◆ Work to do
Without the pictures, print the lines running from the beginning of the material to the line containing "c_alpha = [1.0, 0.22, 0.49, 0.68, 0.87, 0.95, 0.98, 1.0, 1.0]", both ends included.

◆ Material
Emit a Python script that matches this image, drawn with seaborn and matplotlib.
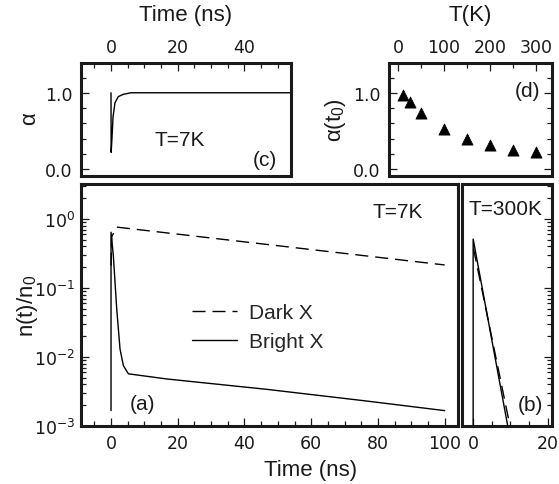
import matplotlib
matplotlib.use("Agg")
import matplotlib.pyplot as plt
from matplotlib.ticker import MultipleLocator, FixedLocator, LogLocator, NullFormatter, FormatStrFormatter
import numpy as np
import pandas as pd
import seaborn as sns

# ---- (c) alpha(t) at 7 K ----
c_time = [0.0, 0.05, 0.4, 0.6, 1.2, 2.2, 3.7, 6.0, 54.0]
c_alpha = [1.0, 0.22, 0.49, 0.68, 0.87, 0.95, 0.98, 1.0, 1.0]

# ---- (d) alpha(t0) vs temperature ----
d_temp = [10, 25, 50, 100, 150, 200, 250, 300]
d_alpha0 = [0.97, 0.88, 0.74, 0.53, 0.40, 0.31, 0.25, 0.22]

# ---- (a) populations at 7 K ----
a_bright_t = [0.0, 0.0, 0.7, 1.7, 2.7, 3.7, 5.2, 16.7, 46.6, 76.6, 100.0]
a_bright_n = [1.67e-3, 0.64, 0.29, 0.05, 0.013, 7.5e-3, 5.7e-3, 4.8e-3, 3.4e-3, 2.3e-3, 1.67e-3]
a_dark_t = [0.0, 0.2, 1.7, 100.0]
a_dark_n = [0.21, 0.55, 0.76, 0.215]

# ---- (b) populations at 300 K ----
b_bright_t = [0.0, 0.0, 9.3]
b_bright_n = [1e-3, 0.51, 1e-3]
b_dark_t = [0.1, 9.9]
b_dark_n = [0.37, 1e-3]

series_order = ["Dark X", "Bright X"]
line_dashes = {"Dark X": (9.4, 5.0), "Bright X": ""}

INK = "#1a1a1a"
FAMILY = ["Liberation Sans", "DejaVu Sans"]

sns.set_theme(style="ticks")

W, H = 559, 485
fig = plt.figure(figsize=(W / 100, H / 100), dpi=100)


def rect(left, top, right, bottom):
    return [left / W, 1 - bottom / H, (right - left) / W, (bottom - top) / H]


ax_c = fig.add_axes(rect(81, 64, 291, 177))
ax_d = fig.add_axes(rect(389, 64, 552, 177))
ax_a = fig.add_axes(rect(81, 185, 458, 427))
ax_b = fig.add_axes(rect(462, 185, 552, 427))

txt_kw = dict(fontsize=15, color=INK, family=FAMILY)
lab_kw = dict(fontsize=16, color=INK, family=FAMILY)


def style_frame(ax):
    for spine in ax.spines.values():
        spine.set_linewidth(2.2)
        spine.set_edgecolor(INK)
    ax.tick_params(which="both", direction="in", color=INK, labelcolor=INK,
                   width=0.9, labelsize=12.5)
    ax.tick_params(which="major", length=6)
    ax.tick_params(which="minor", length=3.5)


# ---------- panel (c) ----------
df_c = pd.DataFrame({"time": c_time, "alpha": c_alpha})
sns.lineplot(data=df_c, x="time", y="alpha", ax=ax_c, color="black", lw=1.0,
             sort=False, estimator=None)
ax_c.set_xlim(-9, 54)
ax_c.set_ylim(-0.09, 1.39)
ax_c.xaxis.set_major_locator(FixedLocator([0, 20, 40]))
ax_c.xaxis.set_minor_locator(MultipleLocator(5))
ax_c.yaxis.set_major_locator(FixedLocator([0.0, 1.0]))
ax_c.yaxis.set_minor_locator(MultipleLocator(0.2))
ax_c.yaxis.set_major_formatter(FormatStrFormatter("%.1f"))
ax_c.set_xlabel("Time (ns)", **lab_kw)
ax_c.xaxis.set_label_position("top")
ax_c.set_ylabel("α", **lab_kw)
style_frame(ax_c)
ax_c.tick_params(axis="x", which="both", top=True, bottom=False, labeltop=True,
                 labelbottom=False, pad=5)
ax_c.tick_params(axis="y", which="both", left=True, right=False, pad=6)
ax_c.text(0.471, 0.327, "T=7K", transform=ax_c.transAxes, ha="center", va="center", **txt_kw)
ax_c.text(0.935, 0.15, "(c)", transform=ax_c.transAxes, ha="right", va="center", **txt_kw)

# ---------- panel (d) ----------
df_d = pd.DataFrame({"T": d_temp, "alpha0": d_alpha0})
sns.scatterplot(data=df_d, x="T", y="alpha0", ax=ax_d, marker="^", color="black",
                s=65, edgecolor="black", linewidth=0.5)
ax_d.set_xlim(-20, 335)
ax_d.set_ylim(-0.09, 1.39)
ax_d.xaxis.set_major_locator(FixedLocator([0, 100, 200, 300]))
ax_d.xaxis.set_minor_locator(MultipleLocator(50))
ax_d.yaxis.set_major_locator(FixedLocator([0.0, 1.0]))
ax_d.yaxis.set_minor_locator(MultipleLocator(0.2))
ax_d.yaxis.set_major_formatter(FormatStrFormatter("%.1f"))
ax_d.set_xlabel("T(K)", **lab_kw)
ax_d.xaxis.set_label_position("top")
ax_d.set_ylabel(r"α(t$_\mathregular{0}$)", **lab_kw)
style_frame(ax_d)
ax_d.tick_params(axis="x", which="both", top=True, bottom=False, labeltop=True,
                 labelbottom=False, pad=5)
ax_d.tick_params(axis="y", which="both", left=True, right=True, labelright=False, pad=6)
ax_d.text(0.926, 0.761, "(d)", transform=ax_d.transAxes, ha="right", va="center", **txt_kw)

# ---------- panel (a) ----------
df_a = pd.concat([
    pd.DataFrame({"time": a_dark_t, "n": a_dark_n, "exciton": "Dark X"}),
    pd.DataFrame({"time": a_bright_t, "n": a_bright_n, "exciton": "Bright X"}),
], ignore_index=True)
sns.lineplot(data=df_a, x="time", y="n", style="exciton", style_order=series_order,
             dashes=line_dashes, color="black", lw=1.0, sort=False, estimator=None,
             ax=ax_a)
ax_a.set_yscale("log")
ax_a.set_xlim(-9, 104)
ax_a.set_ylim(1e-3, 3.2)
ax_a.xaxis.set_major_locator(MultipleLocator(20))
ax_a.xaxis.set_minor_locator(MultipleLocator(5))
ax_a.yaxis.set_major_locator(LogLocator(base=10, numticks=10))
ax_a.yaxis.set_minor_locator(LogLocator(base=10, subs=np.arange(2, 10), numticks=20))
ax_a.yaxis.set_minor_formatter(NullFormatter())
ax_a.set_xlabel("Time (ns)", **lab_kw)
ax_a.set_ylabel(r"n(t)/n$_\mathregular{0}$", **lab_kw)
style_frame(ax_a)
ax_a.tick_params(axis="x", which="both", top=False, bottom=True, pad=6)
ax_a.tick_params(axis="y", which="both", left=True, right=False, pad=4)
handles, labels = ax_a.get_legend_handles_labels()
for h in handles:
    h.set_color("black")
    h.set_linewidth(1.0)
ax_a.legend(handles, labels, loc="center left", bbox_to_anchor=(0.294, 0.409),
            frameon=False, prop={"family": FAMILY, "size": 15},
            handlelength=2.15, handletextpad=0.6,
            labelspacing=0.5, borderpad=0, borderaxespad=0)
ax_a.text(0.907, 0.888, "T=7K", transform=ax_a.transAxes, ha="right", va="center", **txt_kw)
ax_a.text(0.13, 0.095, "(a)", transform=ax_a.transAxes, ha="left", va="center", **txt_kw)

# ---------- panel (b) ----------
df_b = pd.concat([
    pd.DataFrame({"time": b_dark_t, "n": b_dark_n, "exciton": "Dark X"}),
    pd.DataFrame({"time": b_bright_t, "n": b_bright_n, "exciton": "Bright X"}),
], ignore_index=True)
sns.lineplot(data=df_b, x="time", y="n", style="exciton", style_order=series_order,
             dashes=line_dashes, color="black", lw=1.0, sort=False, estimator=None,
             legend=False, ax=ax_b)
ax_b.set_yscale("log")
ax_b.set_xlim(-3, 21.2)
ax_b.set_ylim(1e-3, 3.2)
ax_b.xaxis.set_major_locator(MultipleLocator(20))
ax_b.xaxis.set_minor_locator(MultipleLocator(5))
ax_b.yaxis.set_major_locator(LogLocator(base=10, numticks=10))
ax_b.yaxis.set_minor_locator(LogLocator(base=10, subs=np.arange(2, 10), numticks=20))
ax_b.set_xlabel("")
ax_b.set_ylabel("")
style_frame(ax_b)
ax_b.tick_params(axis="x", which="both", top=False, bottom=True, pad=6)
ax_b.tick_params(axis="y", which="both", left=False, right=True, labelleft=False,
                 labelright=False)
ax_b.text(0.889, 0.897, "T=300K", transform=ax_b.transAxes, ha="right", va="center", **txt_kw)
ax_b.text(0.9, 0.087, "(b)", transform=ax_b.transAxes, ha="right", va="center", **txt_kw)

# ---------- axis label placement ----------
label_spots = [
    (ax_c.xaxis, 0.5, 1.425),
    (ax_d.xaxis, 0.5, 1.425),
    (ax_c.yaxis, -0.243, 0.52),
    (ax_d.yaxis, -0.331, 0.5),
    (ax_a.yaxis, -0.141, 0.5),
    (ax_a.xaxis, 0.61, -0.178),
]
for axis, x, y in label_spots:
    axis.set_label_coords(x, y)
    axis.label.set_ha("center")
    axis.label.set_va("center")

fig.savefig("out.png", dpi=100)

◆ Reply to the task
Emit a Python script that matches this image, drawn with seaborn and matplotlib.
import matplotlib
matplotlib.use("Agg")
import matplotlib.pyplot as plt
from matplotlib.ticker import MultipleLocator, FixedLocator, LogLocator, NullFormatter, FormatStrFormatter
import numpy as np
import pandas as pd
import seaborn as sns

# ---- (c) alpha(t) at 7 K ----
c_time = [0.0, 0.05, 0.4, 0.6, 1.2, 2.2, 3.7, 6.0, 54.0]
c_alpha = [1.0, 0.22, 0.49, 0.68, 0.87, 0.95, 0.98, 1.0, 1.0]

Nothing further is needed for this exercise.